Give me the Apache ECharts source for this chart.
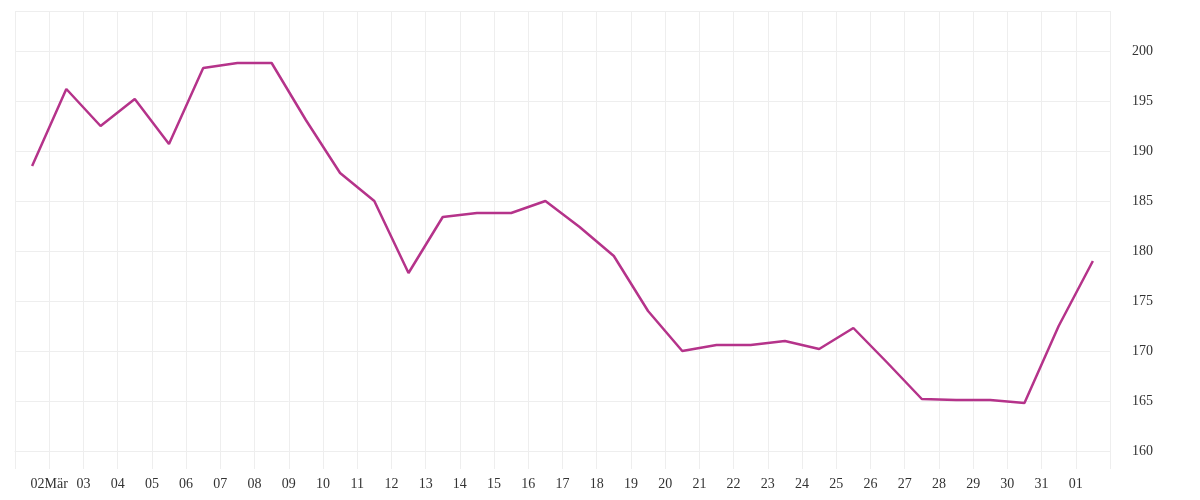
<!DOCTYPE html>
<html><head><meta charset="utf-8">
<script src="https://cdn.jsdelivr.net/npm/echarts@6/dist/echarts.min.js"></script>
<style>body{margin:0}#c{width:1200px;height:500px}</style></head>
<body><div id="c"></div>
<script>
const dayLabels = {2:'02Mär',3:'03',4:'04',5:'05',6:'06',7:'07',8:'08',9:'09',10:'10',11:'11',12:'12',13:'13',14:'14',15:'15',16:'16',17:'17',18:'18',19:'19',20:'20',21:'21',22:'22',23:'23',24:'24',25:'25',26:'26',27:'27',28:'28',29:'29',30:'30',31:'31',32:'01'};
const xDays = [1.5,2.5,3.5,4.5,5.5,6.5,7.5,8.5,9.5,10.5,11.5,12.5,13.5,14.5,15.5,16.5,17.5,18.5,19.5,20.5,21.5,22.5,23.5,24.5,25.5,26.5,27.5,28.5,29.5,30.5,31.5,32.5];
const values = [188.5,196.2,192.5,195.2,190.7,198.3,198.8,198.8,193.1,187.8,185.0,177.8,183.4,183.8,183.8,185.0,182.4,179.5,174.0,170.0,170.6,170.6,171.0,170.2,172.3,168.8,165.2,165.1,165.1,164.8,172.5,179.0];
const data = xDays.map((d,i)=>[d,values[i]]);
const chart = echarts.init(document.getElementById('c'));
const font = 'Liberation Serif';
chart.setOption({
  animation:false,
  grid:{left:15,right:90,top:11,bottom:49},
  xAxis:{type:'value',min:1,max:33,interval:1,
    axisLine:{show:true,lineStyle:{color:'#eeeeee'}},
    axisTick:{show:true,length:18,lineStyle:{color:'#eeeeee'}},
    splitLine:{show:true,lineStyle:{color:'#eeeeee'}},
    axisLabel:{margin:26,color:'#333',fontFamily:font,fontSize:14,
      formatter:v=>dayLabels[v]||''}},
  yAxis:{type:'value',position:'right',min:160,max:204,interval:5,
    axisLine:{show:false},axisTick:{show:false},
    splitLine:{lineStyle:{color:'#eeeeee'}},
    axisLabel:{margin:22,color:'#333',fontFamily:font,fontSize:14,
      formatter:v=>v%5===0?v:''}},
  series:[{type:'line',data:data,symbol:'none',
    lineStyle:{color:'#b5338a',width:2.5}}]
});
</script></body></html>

** INSTRUCTIONS FOR THE TASK **
Write out the full listing verbatim, excluding its pictures.

** FULL RESPONSE **
Give me the Apache ECharts source for this chart.
<!DOCTYPE html>
<html><head><meta charset="utf-8">
<script src="https://cdn.jsdelivr.net/npm/echarts@6/dist/echarts.min.js"></script>
<style>body{margin:0}#c{width:1200px;height:500px}</style></head>
<body><div id="c"></div>
<script>
const dayLabels = {2:'02Mär',3:'03',4:'04',5:'05',6:'06',7:'07',8:'08',9:'09',10:'10',11:'11',12:'12',13:'13',14:'14',15:'15',16:'16',17:'17',18:'18',19:'19',20:'20',21:'21',22:'22',23:'23',24:'24',25:'25',26:'26',27:'27',28:'28',29:'29',30:'30',31:'31',32:'01'};
const xDays = [1.5,2.5,3.5,4.5,5.5,6.5,7.5,8.5,9.5,10.5,11.5,12.5,13.5,14.5,15.5,16.5,17.5,18.5,19.5,20.5,21.5,22.5,23.5,24.5,25.5,26.5,27.5,28.5,29.5,30.5,31.5,32.5];
const values = [188.5,196.2,192.5,195.2,190.7,198.3,198.8,198.8,193.1,187.8,185.0,177.8,183.4,183.8,183.8,185.0,182.4,179.5,174.0,170.0,170.6,170.6,171.0,170.2,172.3,168.8,165.2,165.1,165.1,164.8,172.5,179.0];
const data = xDays.map((d,i)=>[d,values[i]]);
const chart = echarts.init(document.getElementById('c'));
const font = 'Liberation Serif';
chart.setOption({
  animation:false,
  grid:{left:15,right:90,top:11,bottom:49},
  xAxis:{type:'value',min:1,max:33,interval:1,
    axisLine:{show:true,lineStyle:{color:'#eeeeee'}},
    axisTick:{show:true,length:18,lineStyle:{color:'#eeeeee'}},
    splitLine:{show:true,lineStyle:{color:'#eeeeee'}},
    axisLabel:{margin:26,color:'#333',fontFamily:font,fontSize:14,
      formatter:v=>dayLabels[v]||''}},
  yAxis:{type:'value',position:'right',min:160,max:204,interval:5,
    axisLine:{show:false},axisTick:{show:false},
    splitLine:{lineStyle:{color:'#eeeeee'}},
    axisLabel:{margin:22,color:'#333',fontFamily:font,fontSize:14,
      formatter:v=>v%5===0?v:''}},
  series:[{type:'line',data:data,symbol:'none',
    lineStyle:{color:'#b5338a',width:2.5}}]
});
</script></body></html>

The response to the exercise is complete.